Cerezo Osaka
Cerezo Osaka play in the J1 League at Yodoko Sakura Stadium (25,000) in Namba, Osaka, Japan.
The alumni list reads like a scouting report for a generation of world-class attacking talent. Shinji Kagawa was a Cerezo academy product who left for Borussia Dortmund in 2010 and won back-to-back Bundesliga titles. Yuya Osako came through the ranks before moving to Cologne and later establishing himself as a Japan national team regular. Diego Forlan, the 2010 World Cup Golden Boot winner, played for Cerezo in 2014, bringing a different kind of story: a global name choosing Japan near the end of his career and arriving with genuine quality intact. Forlan scored 3 goals in 14 appearances, limited by injury, but his presence at the club generated coverage in South America, Europe, and Japan simultaneously.
The club name means cherry blossom in Spanish, a nod to Osaka’s spring identity. Yodoko Sakura Stadium, renovated to 25,000 capacity in 2020, matches the name: the approach to the ground in late March and early April passes cherry trees in full bloom, creating a visual correspondence between club identity and seasonal setting that is rare in world football. The ground sits in the Namba entertainment district of Osaka, a location that places the club inside the city’s commercial and cultural heart rather than on its suburban periphery.
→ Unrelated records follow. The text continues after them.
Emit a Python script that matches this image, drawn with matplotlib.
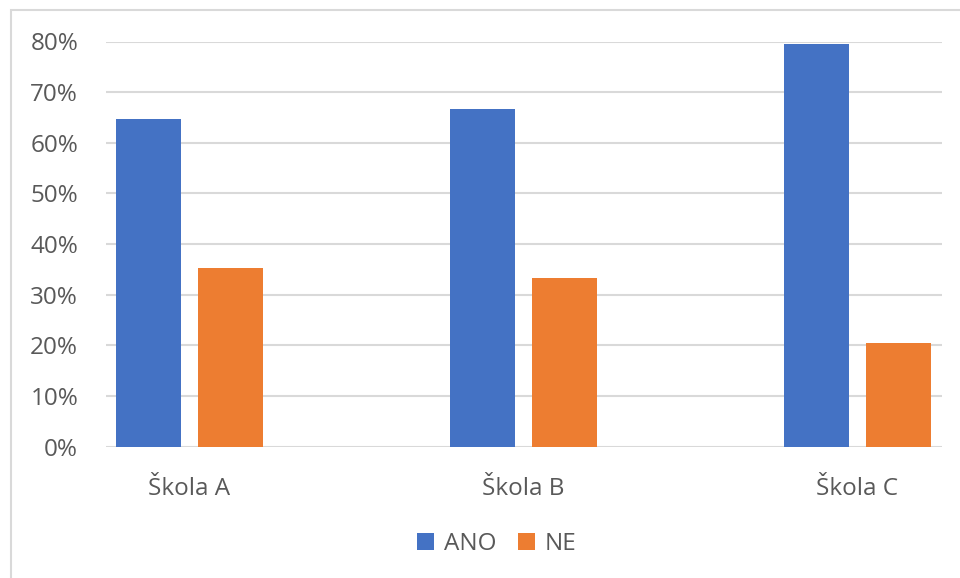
import matplotlib
matplotlib.use("Agg")
import matplotlib.pyplot as plt
from matplotlib.patches import Rectangle
from matplotlib.ticker import FuncFormatter
import numpy as np

categories = ["Škola A", "Škola B", "Škola C"]
series_names = ["ANO", "NE"]
ano = [0.647, 0.667, 0.795]
ne = [0.353, 0.333, 0.205]
colors = ["#4472C4", "#ED7D31"]

plt.rcParams['font.family'] = ['Open Sans', 'DejaVu Sans']

fig = plt.figure(figsize=(9.6, 5.78), dpi=100)
W, H = 960, 578
# chart border
fig.patches.append(Rectangle((10.5 / W, -0.1), 2, (H - 10.5) / H + 0.1, transform=fig.transFigure,
                             fill=False, edgecolor="#d9d9d9", linewidth=1.5))

ax = fig.add_axes([106 / W, 1 - 446.7 / H, (942 - 106) / W, (446.7 - 41.5) / H])
x = np.arange(len(categories))
bw = 0.195
off = 0.123
ax.bar(x - off, ano, bw, color=colors[0], label=series_names[0], zorder=3)
ax.bar(x + off, ne, bw, color=colors[1], label=series_names[1], zorder=3)

ax.set_xlim(-0.25, 2.253)
ax.set_ylim(0, 0.8)
ax.set_yticks(np.arange(0, 0.81, 0.1))
ax.yaxis.set_major_formatter(FuncFormatter(lambda v, p: f"{v*100:.0f}%"))
ax.grid(axis="y", color="#d9d9d9", linewidth=1.5, zorder=0)
for s in ax.spines.values():
    s.set_visible(False)
ax.tick_params(axis="y", length=0, pad=20, labelsize=17.5, labelcolor="#595959")
ax.set_xticks(x)
ax.set_xticklabels(categories)
ax.tick_params(axis="x", length=0, pad=22, labelsize=17.5, labelcolor="#595959")

leg = fig.legend(loc="center", bbox_to_anchor=(497 / W, 1 - 544 / H), ncol=2, frameon=False,
                 fontsize=17.5, handlelength=0.7, handleheight=0.7, handletextpad=0.4,
                 columnspacing=0.9)
for t in leg.get_texts():
    t.set_color("#595959")

fig.savefig("out.png", dpi=100)
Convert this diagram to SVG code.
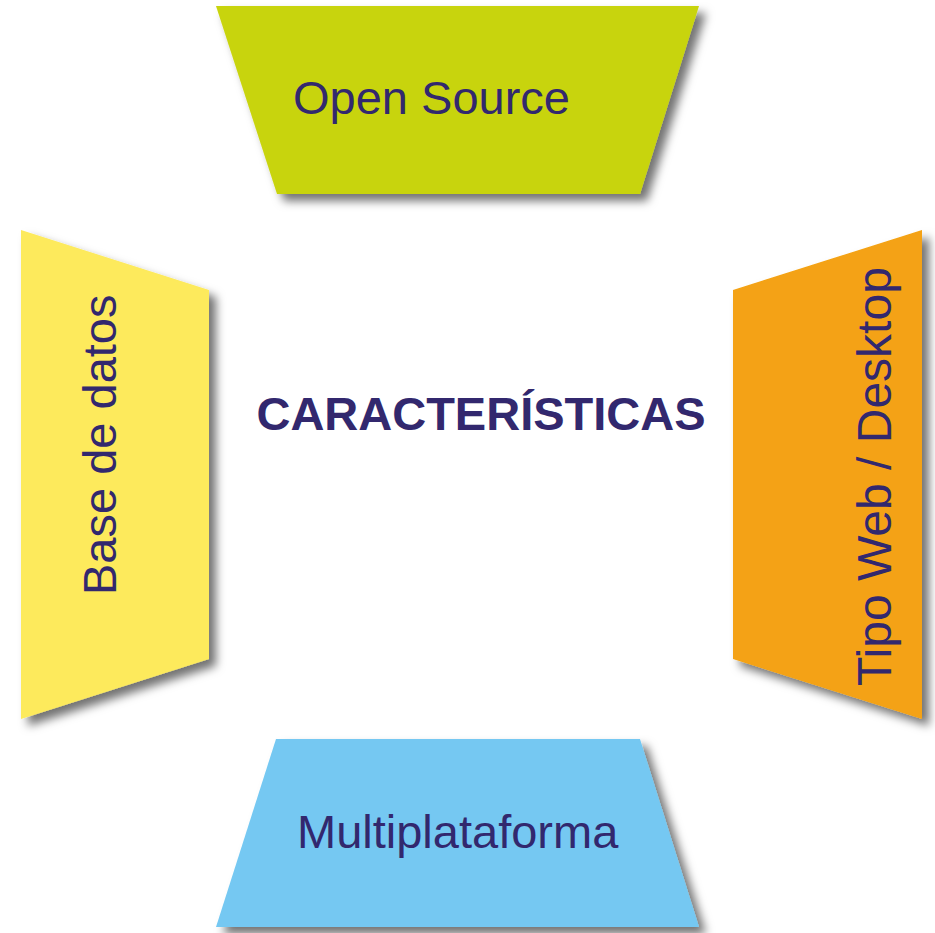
<svg xmlns="http://www.w3.org/2000/svg" width="935" height="933" viewBox="0 0 935 933">
<defs>
<filter id="sh" x="-20%" y="-20%" width="150%" height="150%">
<feDropShadow dx="7" dy="7" stdDeviation="5" flood-color="#000" flood-opacity="0.55"/>
</filter>
<style>
.lbl{font-family:"Liberation Sans",Arial,sans-serif;font-size:47px;fill:#32286E}
.title{font-family:"Liberation Sans",Arial,sans-serif;font-size:47px;font-weight:bold;fill:#32286E}
.shape{filter:url(#sh)}
</style>
</defs>
<rect width="935" height="933" fill="#fff"/>
<g id="connectors"/>
<g id="open-source">
<polygon class="shape" points="216,6 699,6 640,194 277,194" fill="#C8D40C"/>
<text class="lbl" x="293" y="114">Open Source</text>
</g>
<g id="base-de-datos">
<polygon class="shape" points="21,230 209,290 209,659 21,719" fill="#FDEA5C"/>
<text class="lbl" transform="translate(116,595) rotate(-90)">Base de datos</text>
</g>
<g id="tipo-web">
<polygon class="shape" points="733,290 922,230 922,719 733,659" fill="#F4A212"/>
<text class="lbl" style="font-size:48px" transform="translate(891,686) rotate(-90)">Tipo Web / Desktop</text>
</g>
<g id="multiplataforma">
<polygon class="shape" points="276,739 640,739 699,927 216,927" fill="#74C8F2"/>
<text class="lbl" x="297" y="848">Multiplataforma</text>
</g>
<g id="caracteristicas">
<text class="title" x="481" y="430" text-anchor="middle">CARACTERÍSTICAS</text>
</g>
</svg>
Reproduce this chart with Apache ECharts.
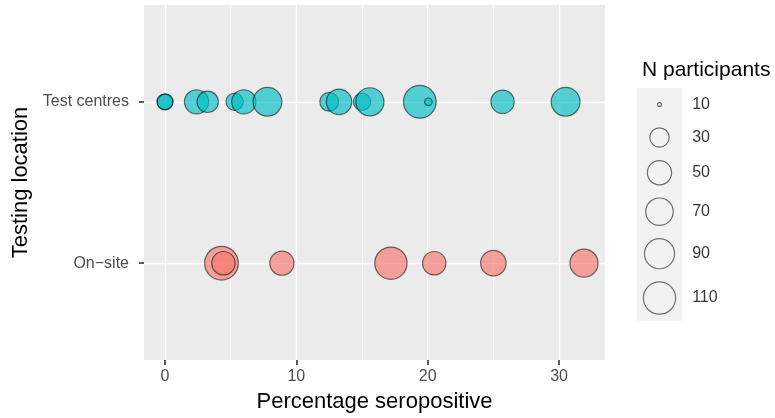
<!DOCTYPE html>
<html>
<head>
<meta charset="utf-8">
<script src="https://cdn.jsdelivr.net/npm/echarts@6/dist/echarts.min.js"></script>
<style>
html,body{margin:0;padding:0;background:#fff;}
#chart{width:775px;height:418px;}
</style>
</head>
<body>
<div id="chart"></div>
<script>
// ---- data ----
const yCategories = ['On\u2212site', 'Test centres'];   // y value = index + 1
const testCentrePct = [0, 0, 2.4, 3.25, 5.3, 6.0, 7.8, 12.5, 13.25, 15.0, 15.6, 19.4, 20.05, 25.7, 30.5];
const testCentreN   = [21, 20, 50, 37, 24, 50, 80, 28, 57, 24, 75, 115, 11, 46, 80];
const onSitePct = [4.3, 4.45, 8.9, 17.2, 20.5, 25.0, 31.9];
const onSiteN   = [125, 46, 50, 110, 46, 57, 75];
const xTicks = [0, 10, 20, 30];
const xMinorTicks = [5, 15, 25];
const legendBreaks = [10, 30, 50, 70, 90, 110];
const legendTitle = 'N participants';
const xTitle = 'Percentage seropositive';
const yTitle = 'Testing location';

// ---- styling / layout ----
const BW = 1.2;
function visibleDiam(n) { return 2 * 4.16 * Math.pow(Math.max(n - 9.8, 0.05), 0.302); }
function symSize(n) { return visibleDiam(n) - BW; }

// legend key layout (heights derived from symbol sizes)
const keyHeights = legendBreaks.map(n => Math.max(33, visibleDiam(n) + 12));
const legendH = keyHeights.reduce((a, b) => a + b, 0);
const keyCenters = [];
{ let acc = 0; keyHeights.forEach(h => { keyCenters.push(acc + h / 2); acc += h; }); }

const chart = echarts.init(document.getElementById('chart'));
const testIdx = yCategories.indexOf('Test centres') + 1;
const onIdx = yCategories.indexOf('On\u2212site') + 1;
const yTickVals = yCategories.map((c, i) => i + 1);

const gridLineMarks = {
  silent: true, symbol: 'none', z: 1, animation: false,
  label: { show: false },
  emphasis: { disabled: true },
  data: [
    ...xTicks.map(v => ({ xAxis: v, lineStyle: { color: '#fff', width: 1.4, type: 'solid' } })),
    ...xMinorTicks.map(v => ({ xAxis: v, lineStyle: { color: '#fff', width: 0.7, type: 'solid' } })),
    ...yTickVals.map(v => ({ yAxis: v, lineStyle: { color: '#fff', width: 1.4, type: 'solid' } }))
  ]
};

const option = {
  animation: false,
  textStyle: { fontFamily: 'Liberation Sans, Arial, sans-serif' },
  title: {
    text: legendTitle, left: 637, top: 55,
    textStyle: { fontSize: 21, fontWeight: 'normal', color: '#000' }
  },
  grid: [
    { left: 144, top: 5, width: 461, height: 358, show: true, backgroundColor: '#EBEBEB', borderWidth: 0 },
    { left: 637, top: 88, width: 45, height: legendH, show: true, backgroundColor: '#F2F2F2', borderWidth: 0 }
  ],
  xAxis: [
    {
      gridIndex: 0, type: 'value', min: -1.6, max: 33.5, position: 'bottom',
      axisLine: { show: true, onZero: false, lineStyle: { color: 'rgba(0,0,0,0)', width: 0 } },
      axisTick: { show: true, inside: false, customValues: xTicks, length: 5, lineStyle: { color: '#333', width: 1.6 } },
      axisLabel: { customValues: xTicks, color: '#4D4D4D', fontSize: 16, margin: 9 },
      splitLine: { show: false },
      name: xTitle, nameLocation: 'middle', nameGap: 31,
      nameTextStyle: { fontSize: 22, color: '#000' }
    },
    { gridIndex: 1, type: 'value', min: -1, max: 1, show: false }
  ],
  yAxis: [
    {
      gridIndex: 0, type: 'value', min: 0.4, max: 2.6,
      axisLine: { show: true, onZero: false, lineStyle: { color: 'rgba(0,0,0,0)', width: 0 } },
      axisTick: { show: true, customValues: yTickVals, length: 5, lineStyle: { color: '#333', width: 1.6 } },
      axisLabel: {
        customValues: yTickVals, color: '#4D4D4D', fontSize: 16, margin: 15,
        formatter: v => yCategories[Math.round(v) - 1] || ''
      },
      splitLine: { show: false },
      name: yTitle, nameLocation: 'middle', nameGap: 112,
      nameTextStyle: { fontSize: 22, color: '#000' }
    },
    { gridIndex: 1, type: 'value', min: 0, max: legendH, inverse: true, show: false }
  ],
  series: [
    {
      type: 'scatter', xAxisIndex: 0, yAxisIndex: 0, z: 2,
      data: testCentrePct.map((p, i) => [p, testIdx, testCentreN[i]]),
      symbolSize: v => symSize(v[2]),
      itemStyle: { color: 'rgba(0,191,196,0.65)', borderColor: 'rgba(0,0,0,0.55)', borderWidth: BW, opacity: 1 },
      markLine: gridLineMarks
    },
    {
      type: 'scatter', xAxisIndex: 0, yAxisIndex: 0, z: 2,
      data: onSitePct.map((p, i) => [p, onIdx, onSiteN[i]]),
      symbolSize: v => symSize(v[2]),
      itemStyle: { color: 'rgba(248,118,109,0.65)', borderColor: 'rgba(0,0,0,0.55)', borderWidth: BW, opacity: 1 }
    },
    {
      type: 'scatter', xAxisIndex: 1, yAxisIndex: 1, z: 3,
      data: legendBreaks.map((n, i) => [0, keyCenters[i], n]),
      symbolSize: v => symSize(v[2]),
      itemStyle: { color: 'rgba(0,0,0,0)', borderColor: 'rgba(0,0,0,0.55)', borderWidth: BW, opacity: 1 },
      silent: true
    },
    {
      type: 'scatter', xAxisIndex: 1, yAxisIndex: 1, z: 3, clip: false,
      data: legendBreaks.map((n, i) => [1.45, keyCenters[i], n]),
      symbolSize: 0,
      label: { show: true, position: 'right', distance: 0, formatter: p => String(p.value[2]), color: '#000', fontSize: 16 },
      silent: true
    }
  ]
};
chart.setOption(option);
</script>
</body>
</html>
The Osaka derby against Gamba Osaka is one of J1 League’s most watched fixtures. Both clubs share a city, but Cerezo draws from a more central, traditionally working-class area while Gamba’s home in Suita represents the wealthier north. The tactical contests between the two have been frequently close, with results spread across both sides over the 30 years of professional competition.
When does Cerezo Osaka play? All J1 League matches kick off in Japan Standard Time (JST, UTC+9). A 19:00 JST Saturday match at Yodoko Sakura Stadium is 11:00 in London, 12:00 in Paris, and 06:00 in New York. European supporters who followed Kagawa through Dortmund and Manchester United and want to track where his football education began should check Japan time before the match. The J1 League official YouTube channel streams four matches free each matchweek.